Even as Jesus realized the moral cataclysm that was to take his life was coming in a few short days, his response was not one of fear, panic or resignation. In fact, instead of finding somewhere to lay low, he showed up everyday at the Temple and taught there. No hiding here: Jesus chose the most visible place in all the city with crowds swelling larger every day as Passover drew near to spend his days.
He was not there to soak up the atmosphere either. Each day he spent teaching the crowds in the Temple precincts. And nothing dry or humdrum here. The way the Gospel writers put it, the crowds were “spellbound” by his teaching, amazed at how Jesus could make clear the pathway to God, hour after hour. Then there would be some sort of daily confrontation with the powers that be. Each evening, after long days of intense concentration and fractious confrontation, Jesus went back to sleep in a borrowed bed at the edge of town.
Instead of mourning the prospect of a life cut short, Jesus immersed himself in a mission far beyond the bounds of his own mortality.
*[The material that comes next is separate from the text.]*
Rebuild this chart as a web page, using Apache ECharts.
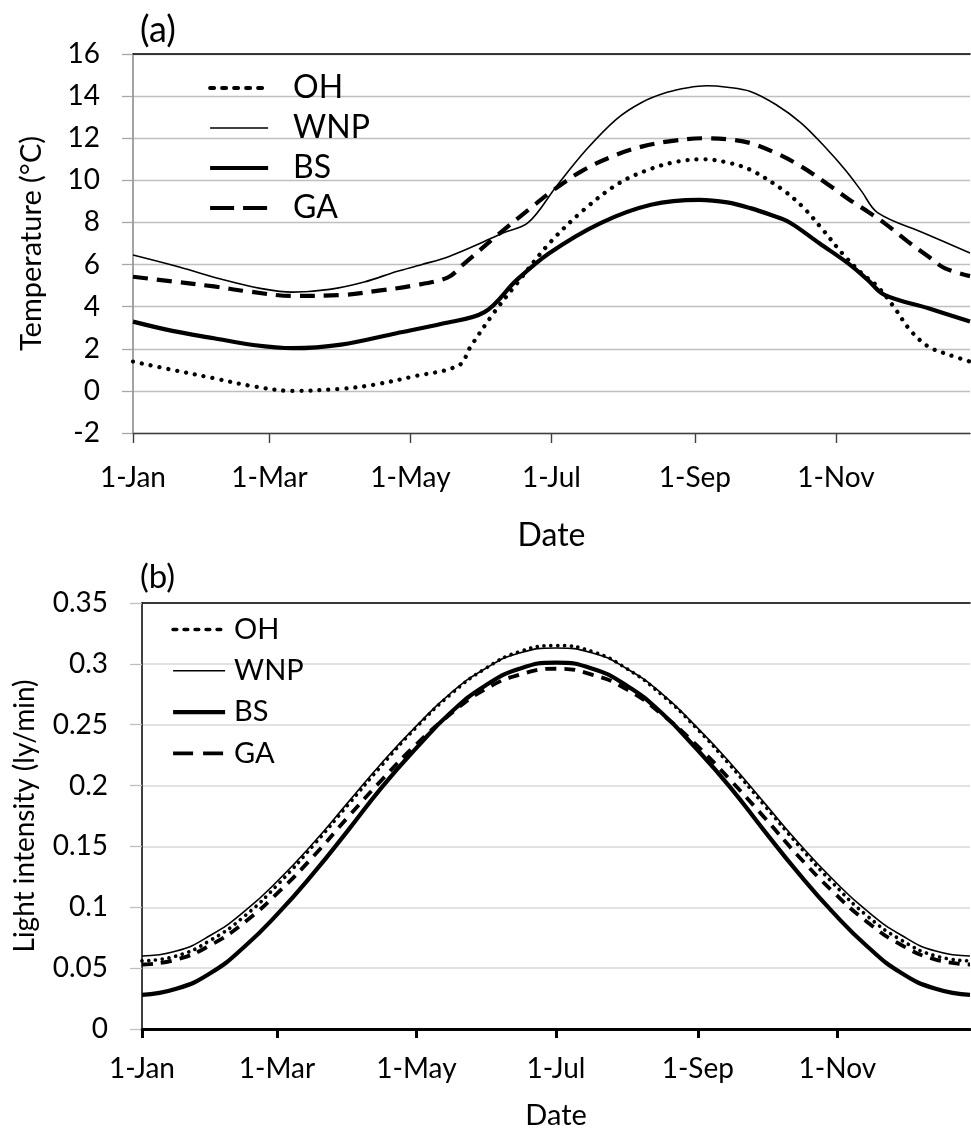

His vision of the good, full life was not filled with friends, food and fun. Jesus knew, in the week he had left, “My food is to do the will of him who sent me and to complete his work.” (john 4:34).
What then is your work – your primary work? What comes first for you? In seeking “the good life” have you substituted relative, lesser things for the one thing that can truly give life ultimate purpose and meaning? You only have days to decide whether God will be first, or if you will cling to those things that will surely disappoint.